There's also that 2009 Imagi CG film, which remains fairly well-known as the movie that bankrupted its studio. As a product, the 2009 Astro Boy is a fascinating mess, a Hail Mary pass in movie form, meant to succeed and bring Imagi out of their financial woes. There's an alternate universe where Biff stole the sports almanac and rules the world, but in that universe, Astro Boy was a runaway hit, leaving Imagi to go bankrupt only after completing their proposed Gatchaman and Gigantor CG films, which flopped instead. Honestly, it's not such a terrible film. Not only does it feature Nicolas Cage as Astro's “dad” Dr. Tenma, I think its plot and visual quality are fine. It still “feels” like Astro Boy. The movie's problem is in the script, which is an absolute disaster. Every character talks way too much in this film, even the ones with no dialogue at all. If you can stomach that, at least this Astro Boy is easy and inexpensive to track down.

Know what happened last year? An all-new version of Astro Boy aired on television, in English. Titled Little Astro Boy” this almost completely unheralded 8-episode children's cartoon was produced by Tezuka Productions and the Nigerian TV station Channels Television, and aired last March and April. I watched a single episode on Youtube back then, and found a zippy, fun cartoon that makes Astro himself an even younger robot boy (in the regular series he seems 11 or 12; here, it's more like 7 or 8) and puts him into all sorts of zany adventures with both Tezuka regulars like Hamegg and a bunch of new characters. When this series came out, I figured it wouldn't be too long before there was a TV airing or DVD release in this neck of the woods.
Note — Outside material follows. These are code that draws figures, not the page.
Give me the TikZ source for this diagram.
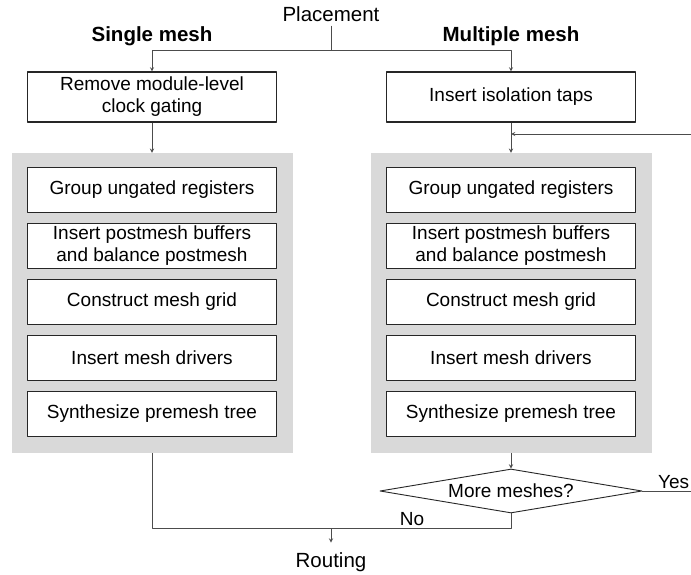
\documentclass[tikz,border=0pt]{standalone}
\usepackage{fontspec}
\setmainfont{Liberation Sans}
\usetikzlibrary{shapes.geometric}

\begin{document}
\begin{tikzpicture}[x=1pt,y=-1pt,>=stealth, line join=round,
	box/.style={draw=black!85, line width=1.1pt, fill=white, minimum width=249pt, minimum height=45pt, align=center, inner sep=1pt, font=\fontsize{19}{22}\selectfont},
	panel/.style={fill=black!15, minimum width=281pt, minimum height=300pt, inner sep=0pt},
	link/.style={draw=black!70, line width=0.9pt},
	head/.style={anchor=base, font=\fontsize{20.5}{24}\selectfont\bfseries},
	label/.style={font=\fontsize{20.5}{24}\selectfont}]
	\useasboundingbox (0,0) rectangle (691,575);
	% grey panels
	\node[panel] (lpanel) at (152,303) {};
	\node[panel] (rpanel) at (511,303) {};
	% titles
	\node[label, anchor=base] (place) at (331,22) {Placement};
	\node[head] (single) at (152,42) {Single mesh};
	\node[head] (multi) at (511,42) {Multiple mesh};
	\node[label, anchor=base] (route) at (331,567) {Routing};
	% steps
	\node[box, minimum height=50pt] (remove) at (152,97) {Remove module-level\\clock gating};
	\node[box, minimum height=50pt] (taps) at (511,97) {Insert isolation taps};
	\foreach \c/\x in {l/152, r/511}
	{
		\foreach \t [count=\i] in {Group ungated registers, {Insert postmesh buffers\\and balance postmesh}, Construct mesh grid, Insert mesh drivers, Synthesize premesh tree}
		\node[box] (\c\i) at (\x,{134+56*\i}) {\t};
	}
	\node[diamond, draw=black!85, line width=0.9pt, aspect=6, inner sep=0pt, minimum width=262pt, minimum height=44pt, font=\fontsize{19}{22}\selectfont] (more) at (511,491) {More meshes?};
	% connectors
	\coordinate (split) at (331,50);
	\coordinate (loop) at (691,134);
	\coordinate (yes) at (691,491);
	\coordinate (merge) at (331,528);
	\draw[link] (place.south) -- (split);
	\draw[link,->] (split) -| (remove.north);
	\draw[link,->] (split) -| (taps.north);
	\draw[link,->] (remove.south) -- (lpanel.north);
	\draw[link,->] (taps.south) -- (rpanel.north);
	\draw[link,->] (loop) -- (loop -| taps.south);
	\draw[link,->] (rpanel.south) -- (more.north);
	\draw[link] (more.east) -- (yes) node[pos=1, above left, inner sep=1.5pt, font=\fontsize{19}{22}\selectfont]{Yes};
	\draw[link] (more.south) |- (merge) node[pos=.775, above, inner sep=2pt, font=\fontsize{19}{22}\selectfont]{No};
	\draw[link] (lpanel.south) |- (merge);
	\draw[link,->,shorten >=6pt] (merge) -- (route.north);
\end{tikzpicture}
\end{document}
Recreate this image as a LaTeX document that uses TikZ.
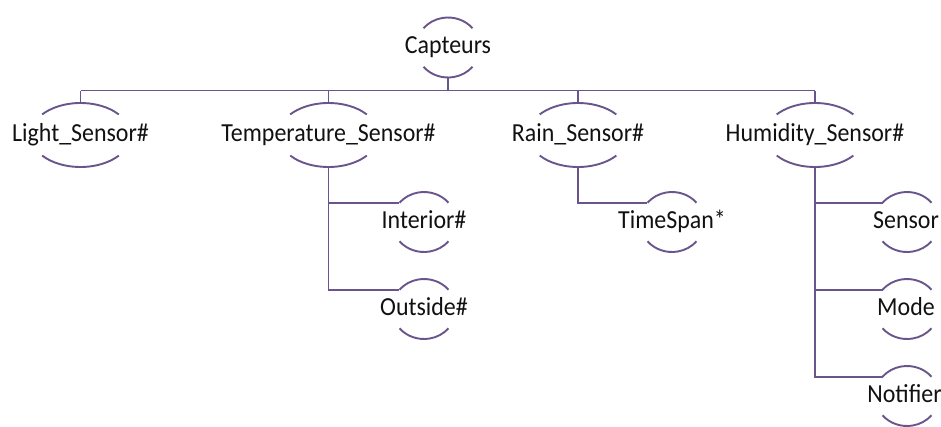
\documentclass[tikz,border=0pt]{standalone}
\usepackage{fontspec}
\setmainfont[FakeStretch=0.92]{Carlito}
\usetikzlibrary{calc}
\definecolor{edgecol}{RGB}{106,84,140}
\definecolor{inkcol}{RGB}{17,17,17}
\tikzset{
  wire/.style={draw=edgecol, line width=1.9pt},
  bracket/.style={draw=edgecol, line width=1.9pt},
  ftext/.style={text=inkcol, inner sep=0pt, anchor=base, font=\fontsize{26}{31}\selectfont},
}
% feature: name, x, y, label, x radius, y radius, text shift
\newcommand\featnode[7]{%
  \coordinate (#1-c) at (#2pt,#3pt);
  \coordinate (#1-top) at ($(#1-c)+(0,#6pt)$);
  \coordinate (#1-bot) at ($(#1-c)+(0,-#6pt)$);
  \coordinate (#1-in) at ($(#1-c)+(140:#5pt and #6pt)$);
  \node[ftext] (#1) at ($(#1-c)+(#7pt,-6pt)$) {#4};
  \draw[bracket] ($(#1-c)+(40:#5pt and #6pt)$) arc[start angle=40, end angle=140, x radius=#5pt, y radius=#6pt];
  \draw[bracket] ($(#1-c)+(220:#5pt and #6pt)$) arc[start angle=220, end angle=320, x radius=#5pt, y radius=#6pt];
}
\begin{document}
\begin{tikzpicture}
\useasboundingbox (0,0) rectangle (941pt,-426pt);
% root
\featnode{cap}{448}{-47.5}{Capteurs}{32}{30}{0}
% first level
\featnode{light}{80.5}{-135}{Light\_Sensor\#}{50}{32}{0}
\featnode{temp}{328.5}{-135}{Temperature\_Sensor\#}{50}{32}{0}
\featnode{rain}{578}{-135}{Rain\_Sensor\#}{50}{32}{0}
\featnode{hum}{815}{-135}{Humidity\_Sensor\#}{50}{32}{0}
% second level
\featnode{int}{424}{-222}{Interior\#}{32}{30}{0}
\featnode{out}{424}{-309}{Outside\#}{32}{30}{0}
\featnode{span}{672}{-222}{TimeSpan*}{32}{30}{0}
\featnode{sens}{907}{-222}{Sensor}{32}{30}{-1}
\featnode{mode}{907}{-309}{Mode}{32}{30}{-1}
\featnode{notif}{907}{-396}{Notifier}{32}{30}{-2.5}
% bus below the root
\coordinate (bus) at (0,-90.5pt);
\draw[wire] (cap-bot) -- (cap-bot |- bus);
\draw[wire] (light-top |- bus) -- (hum-top |- bus);
\foreach \n in {light,temp,rain,hum} {
  \draw[wire] (\n-top) -- (\n-top |- bus);
}
% side branches
\draw[wire] (temp-bot) |- (int-in);
\draw[wire] (temp-bot) |- (out-in);
\draw[wire] (rain-bot) |- (span-in);
\draw[wire] (hum-bot) |- (sens-in);
\draw[wire] (hum-bot) |- (mode-in);
\draw[wire] (hum-bot) |- (notif-in);
\end{tikzpicture}
\end{document}
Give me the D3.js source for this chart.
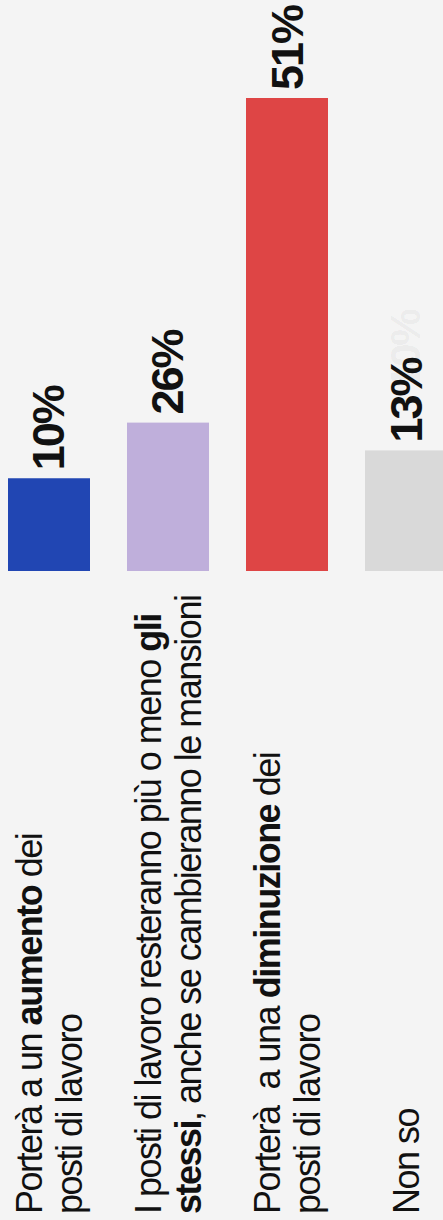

It was put in the shop window at MIPCom, the international TV licensing show… and then vanished without a trace.

Actually, there are a few traces out there, mostly in the form of tumblr postings and this discussion thread courtesy of a tight-knit, vibrant community of Astro Boy fans, who talked about the series at length as it aired. Yomiuri TV and Tezuka Productions are on the committee, so this is actually a series that could've ended up on the recently-shuttered AnimeSols streaming service, but it hasn't happened. Will Little Astro Boy get the international release it deserves, or be consigned to the growing pile of stuff that Tezuka Productions never quite gets around to releasing? I'm hoping for the former.

That brings us up to now, and a proposed live-action Astro Boy feature film. I'm skeptical, not just because of the excited comparisons to Iron Man (Astro Boy is nothing like Iron Man), but because there's no director, cast, or script, and photography hasn't begun yet. I've weathered a lot of live-action anime films in my day, most of which never materialized. I'm certainly not sure this one will. But despite that, I'm happy that there's interest, and grateful that Astro Boy endures. In the press materials for Little Astro Boy, Tezuka Productions described their famous hero as sort of an embodiment of Esperanto, a character that crosses cultural borders. That's a terribly weird comparison to make, but I agree with the underlying premise: Astro Boy himself has become something of a common language, an idea that carries over across global culture. Each successive iteration brings visual and storytelling changes, but the underlying idea of an immensely powerful robot kid who just wants humans and 'bots to co-exist in peace endures. Whatever form it might take, I'm looking forward to the next version of Astro Boy we get!